The quintet opened the concert with a forceful version of Dolphy’s searing “Number Eight” that keyed on Brown’s searing alto saxophone moving in and out of unison with Johnston’s brightly swaggering trumpet. The band maintained the same high energy throughout the long set, displaying exquisite control and balance on Dolphy’s quick shifting “The Prophet,” a tune that flirts with dissonance as it seems to change direction every few bars. With pianist Dan Zemelman, bassist Dan Seamans, and drummer Hamir Atwal, the group rendered an influential and volatile body of music with drama, conviction, and the requisite technical finesse, capturing its danger, beauty, and gutsy resolve.

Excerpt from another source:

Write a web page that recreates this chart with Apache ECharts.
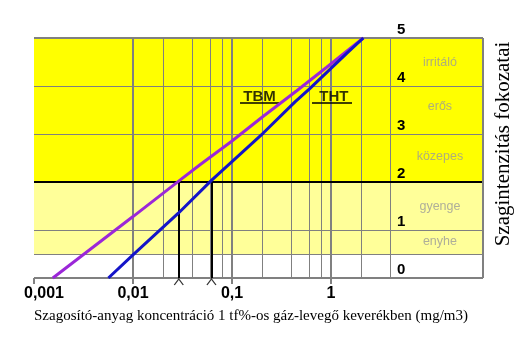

Brown is one of the Bay Area’s creative stalwarts, a player whose presence on a bandstand is a sure indication that something interesting is about to take place. He brings a wealth of experience to interpreting the Five Spot music, including mastery of Dolphy’s three primary horns: alto sax, flute, and bass clarinet (an instrument that Dolphy single-handedly turned into an essential jazz vehicle). While Dolphy led the quintet — the Five Spot is the band’s only known engagement, though Richard Davis, the sole survivor, has said there may have been a few other gigs — Little and Waldron also contributed recently composed tunes to the repertoire. Johnston brought out the trumpeter’s playful side on “Booker’s Waltz” and positively crackled on Little’s “Aggression,” a tightly wound piece that built to a Brown’s bass clarinet duet with Atwal’s graceful trap work.

With Brown on flute doubled by Seaman’s lithe bow work, the quintet played a lovely chamber jazz version of Jimmy Van Heusen’s “Like Someone in Love,” but the set’s tour de force was Brown’s unaccompanied bass clarinet rendition of Billie Holiday’s “God Bless the Child,” a performance that echoed Dolphy’s famous a cappella Five Spot feature. With its wide intervals and vertiginous melody, Waldron’s “Fire Waltz” provided another high point. More than playing the music with familiarity and passion, what made the quintet so effective is that they both evoked the idiosyncratic approaches of the Five Spot players without sublimating their own personalities.